AP doesn't give a number of ministers 'suspended' but their report indicates it was more than three and they quote Iraqiya spokesperson Maysoun Damluji stating, "It's an escalation by al-Maliki to push Iraqiya away."
Nouri kicked off the political crisis last month by demanding that Deputy Prime Minister Saleh al-Mutlaq be stripped of his post and that al-Hashemi be charged with terrorism. Both al-Mutlaq and al-Hashemi are members of Iraqiya, Nouri's political rivals and the political slate that came in first place in the March 2010 elections. Gavriel Queenann (Israel National News) reports that Iraqi Deputy Prime Minister Saleh al-Mutlaq is calling for Nouri to step down and quotes him stating, "The longer Al Maliki stays in power, the higher the possibility of a divided Iraq."

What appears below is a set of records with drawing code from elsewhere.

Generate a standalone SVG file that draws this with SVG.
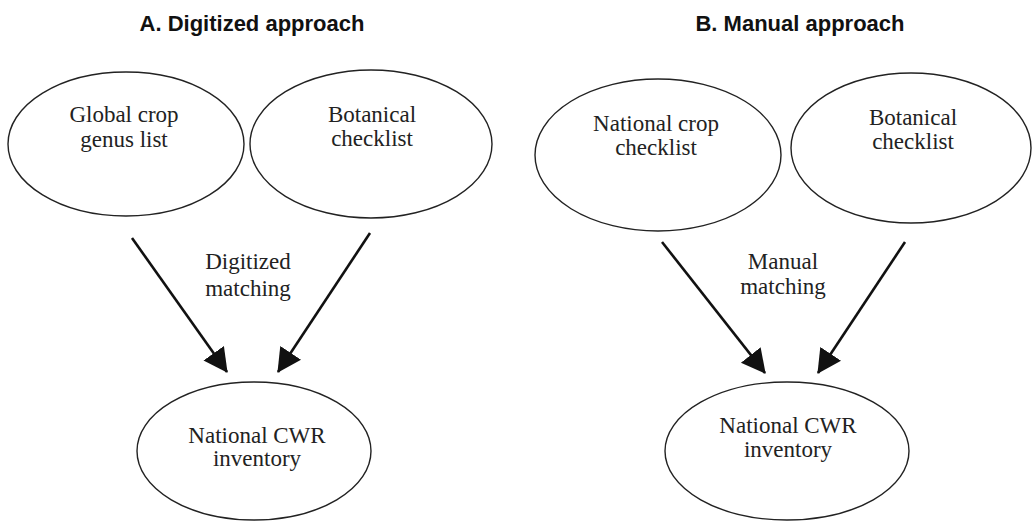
<svg xmlns="http://www.w3.org/2000/svg" width="1033" height="522" viewBox="0 0 1033 522">
<style>
.title{font-family:"Liberation Sans",Arial,sans-serif;font-weight:bold;font-size:22px;fill:#111;text-anchor:middle}
.lbl{font-family:"Liberation Serif","Times New Roman",serif;font-size:23px;fill:#222;text-anchor:middle}
.node ellipse{fill:#fff;stroke:#222;stroke-width:1.4}
.conn line{stroke:#111;stroke-width:2.6;marker-end:url(#ah)}
</style>
<defs>
<marker id="ah" markerUnits="userSpaceOnUse" markerWidth="24" markerHeight="26" refX="23" refY="12.5" orient="auto">
<path d="M0,0 L24,12.5 L0,25 z" fill="#111"/>
</marker>
</defs>
<rect width="1033" height="522" fill="#fff"/>
<text class="title" x="252" y="31">A. Digitized approach</text>
<text class="title" x="800" y="31">B. Manual approach</text>
<g id="a-global" class="node">
<ellipse cx="126" cy="144" rx="118" ry="72"/>
<text class="lbl" x="124" y="122">Global crop</text>
<text class="lbl" x="124" y="147">genus list</text>
</g>
<g id="a-botanical" class="node">
<ellipse cx="371" cy="144" rx="121" ry="74"/>
<text class="lbl" x="372" y="122">Botanical</text>
<text class="lbl" x="372" y="146">checklist</text>
</g>
<g id="a-inventory" class="node">
<ellipse cx="254" cy="451" rx="117" ry="69"/>
<text class="lbl" x="257" y="443">National CWR</text>
<text class="lbl" x="257" y="466">inventory</text>
</g>
<g id="b-national" class="node">
<ellipse cx="658" cy="155" rx="123" ry="76"/>
<text class="lbl" x="656" y="131">National crop</text>
<text class="lbl" x="656" y="155">checklist</text>
</g>
<g id="b-botanical" class="node">
<ellipse cx="911" cy="148" rx="120" ry="75"/>
<text class="lbl" x="913" y="125">Botanical</text>
<text class="lbl" x="913" y="149">checklist</text>
</g>
<g id="b-inventory" class="node">
<ellipse cx="787" cy="451" rx="122" ry="69"/>
<text class="lbl" x="788" y="433">National CWR</text>
<text class="lbl" x="788" y="457">inventory</text>
</g>
<g id="connectors" class="conn">
<line x1="132" y1="238" x2="227" y2="372"/>
<line x1="370" y1="233" x2="278" y2="372"/>
<line x1="662" y1="242" x2="765" y2="373"/>
<line x1="905" y1="242" x2="818" y2="373"/>
</g>
<g id="edge-labels">
<text class="lbl" x="248" y="269">Digitized</text>
<text class="lbl" x="248" y="296">matching</text>
<text class="lbl" x="783" y="269">Manual</text>
<text class="lbl" x="783" y="294">matching</text>
</g>
</svg>
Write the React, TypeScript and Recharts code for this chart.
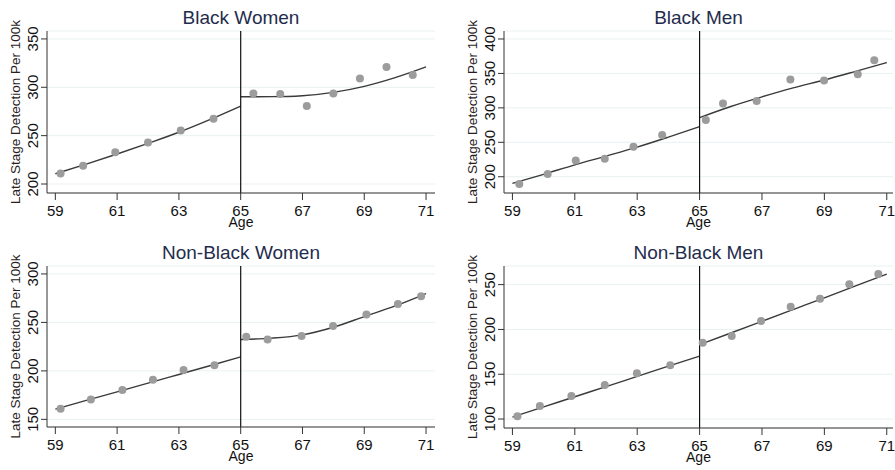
import React from "react";
import {
  ComposedChart,
  Scatter,
  Line,
  XAxis,
  YAxis,
  CartesianGrid,
  ReferenceLine,
} from "recharts";

// binned means (age, late stage detection per 100k)
const bwAge = [59.17, 59.9, 60.94, 62.0, 63.06, 64.12, 65.41, 66.28, 67.14, 68.0, 68.86, 69.72, 70.57];
const bwVal = [210.9, 218.8, 232.9, 242.9, 255.2, 267.6, 293.7, 293.0, 280.6, 293.7, 309.2, 321.1, 312.6];
const bmAge = [59.22, 60.13, 61.03, 61.96, 62.88, 63.8, 65.2, 65.75, 66.83, 67.91, 68.99, 70.07, 70.6];
const bmVal = [189.4, 203.9, 223.6, 226.0, 243.4, 260.7, 282.4, 306.5, 309.9, 341.2, 339.7, 348.9, 369.1];
const nwAge = [59.17, 60.15, 61.17, 62.16, 63.15, 64.15, 65.18, 65.87, 66.97, 67.99, 69.07, 70.09, 70.84];
const nwVal = [160.9, 170.6, 180.2, 190.8, 200.8, 205.9, 235.1, 232.4, 236.1, 246.4, 258.1, 269.1, 277.0];
const nmAge = [59.16, 59.88, 60.89, 61.96, 62.99, 64.06, 65.1, 66.03, 66.97, 67.92, 68.86, 69.8, 70.73];
const nmVal = [103.0, 114.5, 125.7, 138.0, 151.0, 159.9, 185.2, 192.6, 209.4, 225.4, 234.3, 250.3, 261.8];

// fitted lines, either side of the cutoff
const leftAges = [59, 60, 61, 62, 63, 64, 65];
const rightAges = [65, 66, 67, 68, 69, 70, 71];
const bwFitL = [210.6, 220.5, 231, 242, 253.5, 266.5, 280.5];
const bwFitR = [290.2, 290.3, 291.3, 294.8, 301, 310, 321.1];
const bmFitL = [190.3, 203.5, 217.3, 230, 243, 257.5, 272.7];
const bmFitR = [285.8, 302, 316, 329, 340.5, 353, 365.8];
const nwFitL = [160.6, 169.5, 178.4, 187.3, 196.3, 205.3, 214.5];
const nwFitR = [232.4, 233.8, 237.2, 245, 256, 267, 279.8];
const nmFitL = [102.2, 113.5, 124.9, 136.2, 147.6, 159, 170.3];
const nmFitR = [183.0, 196, 209.1, 222.2, 235.3, 248.6, 261.8];

const titles = ["Black Women", "Black Men", "Non-Black Women", "Non-Black Men"];
const yTicks = [
  [200, 250, 300, 350],
  [200, 250, 300, 350, 400],
  [150, 200, 250, 300],
  [100, 150, 200, 250],
];
const xTicks = [59, 61, 63, 65, 67, 69, 71];

const FONT = "Arial, 'Liberation Sans', sans-serif";

const pts = (a: number[], v: number[]) => a.map((x, i) => ({ age: x, val: v[i] }));

const panels = [
  { title: titles[0], pts: pts(bwAge, bwVal), fl: pts(leftAges, bwFitL), fr: pts(rightAges, bwFitR),
    yt: yTicks[0], yd: [190.7, 358.2], xd: [58.73, 71.29], left: 0, top: 0, w: 437, mt: 31, mb: 12 },
  { title: titles[1], pts: pts(bmAge, bmVal), fl: pts(leftAges, bmFitL), fr: pts(rightAges, bmFitR),
    yt: yTicks[1], yd: [176.4, 411.6], xd: [58.73, 71.2], left: 457, top: 0, w: 438, mt: 31, mb: 12 },
  { title: titles[2], pts: pts(nwAge, nwVal), fl: pts(leftAges, nwFitL), fr: pts(rightAges, nwFitR),
    yt: yTicks[2], yd: [142.1, 308.2], xd: [58.73, 71.29], left: 0, top: 235, w: 437, mt: 31, mb: 13 },
  { title: titles[3], pts: pts(nmAge, nmVal), fl: pts(leftAges, nmFitL), fr: pts(rightAges, nmFitR),
    yt: yTicks[3], yd: [90, 270.8], xd: [58.73, 71.2], left: 457, top: 235, w: 438, mt: 31, mb: 12 },
];

const XTick = (p: any) => (
  <text x={p.x} y={p.y + 14} textAnchor="middle" fontSize={15} fill="#111" fontFamily={FONT}>
    {p.payload.value}
  </text>
);

const YTick = (p: any) => (
  <text
    x={p.x - 3}
    y={p.y}
    textAnchor="middle"
    fontSize={15}
    fill="#111"
    fontFamily={FONT}
    transform={`rotate(-90, ${p.x - 3}, ${p.y})`}
  >
    {p.payload.value}
  </text>
);

const Panel = ({ p }: { p: (typeof panels)[number] }) => {
  const H = 235;
  const plotW = p.w - 47 - 2;
  return (
    <div style={{ position: "absolute", left: p.left, top: p.top, width: p.w, height: H }}>
      <div
        style={{
          position: "absolute",
          left: 47,
          width: plotW,
          top: 8,
          textAlign: "center",
          fontFamily: FONT,
          fontSize: 19,
          lineHeight: "19px",
          color: "#1f2d4d",
          whiteSpace: "nowrap",
        }}
      >
        {p.title}
      </div>
      <ComposedChart
        width={p.w}
        height={H}
        margin={{ top: p.mt, right: 2, bottom: p.mb, left: 0 }}
        style={{ position: "absolute", left: 0, top: 0 }}
      >
        <CartesianGrid vertical={false} stroke="#e9f1f2" strokeWidth={1} />
        <XAxis
          type="number"
          dataKey="age"
          domain={p.xd}
          ticks={xTicks}
          allowDataOverflow
          height={30}
          tickSize={7}
          tickMargin={2}
          stroke="#333"
          tick={<XTick />}
          label={{
            content: (lp: any) => {
              const vb = lp.viewBox;
              return (
                <text x={vb.x + vb.width / 2} y={vb.y + 34} textAnchor="middle" fontSize={14} fill="#111" fontFamily={FONT}>
                  Age
                </text>
              );
            },
          }}
        />
        <YAxis
          type="number"
          dataKey="val"
          domain={p.yd}
          ticks={p.yt}
          allowDataOverflow
          width={47}
          tickSize={6}
          tickMargin={0}
          stroke="#333"
          tick={<YTick />}
          label={{
            content: (lp: any) => {
              const vb = lp.viewBox;
              const cx = vb.x + 19.5;
              const cy = vb.y + vb.height / 2;
              return (
                <text
                  x={cx}
                  y={cy}
                  textAnchor="middle"
                  fontSize={13.5}
                  fill="#2a1d1d"
                  fontFamily={FONT}
                  transform={`rotate(-90, ${cx}, ${cy})`}
                >
                  Late Stage Detection Per 100k
                </text>
              );
            },
          }}
        />
        <Scatter data={p.pts} dataKey="val" fill="#9c9c9c" shape={(s: any) => <circle cx={s.cx} cy={s.cy} r={4} fill="#9c9c9c" />} isAnimationActive={false} />
        <Line data={p.fl} dataKey="val" type="monotone" stroke="#3a3a3a" strokeWidth={1.4} dot={false} isAnimationActive={false} />
        <Line data={p.fr} dataKey="val" type="monotone" stroke="#3a3a3a" strokeWidth={1.4} dot={false} isAnimationActive={false} />
        <ReferenceLine x={65} stroke="#111" strokeWidth={1.2} ifOverflow="extendDomain" />
      </ComposedChart>
    </div>
  );
};

export default function App() {
  return (
    <div style={{ position: "absolute", left: 0, top: 0, width: 895, height: 470, background: "#fff" }}>
      {panels.map((p) => (
        <Panel key={p.title} p={p} />
      ))}
    </div>
  );
}
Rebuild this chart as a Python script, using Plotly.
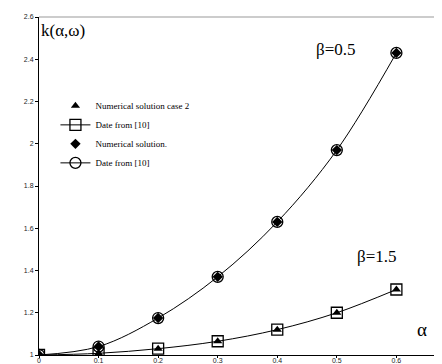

Al Mannarah's Talk interviews Iraqi Vice President Tareqq al-Hashemi and the first question is, if you're innocent why did you flee arrest? al-Hashemi explains he did not run away (he went to the KRG for meetings, after he was in the KRG, the arrest warrant was issued, he's remained in the KRG since). On holding a trial in Baghdad, he states he doesn't trust the Baghdad judiciary. He is asked why the call for transferring the hearing to Erbil switched to Kirkuk and he explains that Baghdad and Kirkuk are part of the same legal system while the KRG is an independent judiciary (apparently meaning, Kirkuk would just require a transfer of locations; whereas Erbil couldn't execute a trial based on charges from Baghdad). But if Baghdad and Kirkuk are under the same umbrella, why not the same concerns about Kirkuk that he has regarding Baghdad? He replies that Kirkuk (and the judiciary in Kirkuk) has its own security operations and is not dependent upon Nouri for security. He states he doesn't trust the government, meaning Nouri al-Maliki, and that Nouri cannot tolerate opposition voices, Nouri can't stomach criticism of his failed administration. He notes the human rights violations that take place in Iraq under Nouri's leadership. He does not call Nouri a dictator when asked, saying that they would have to agree on the definition first.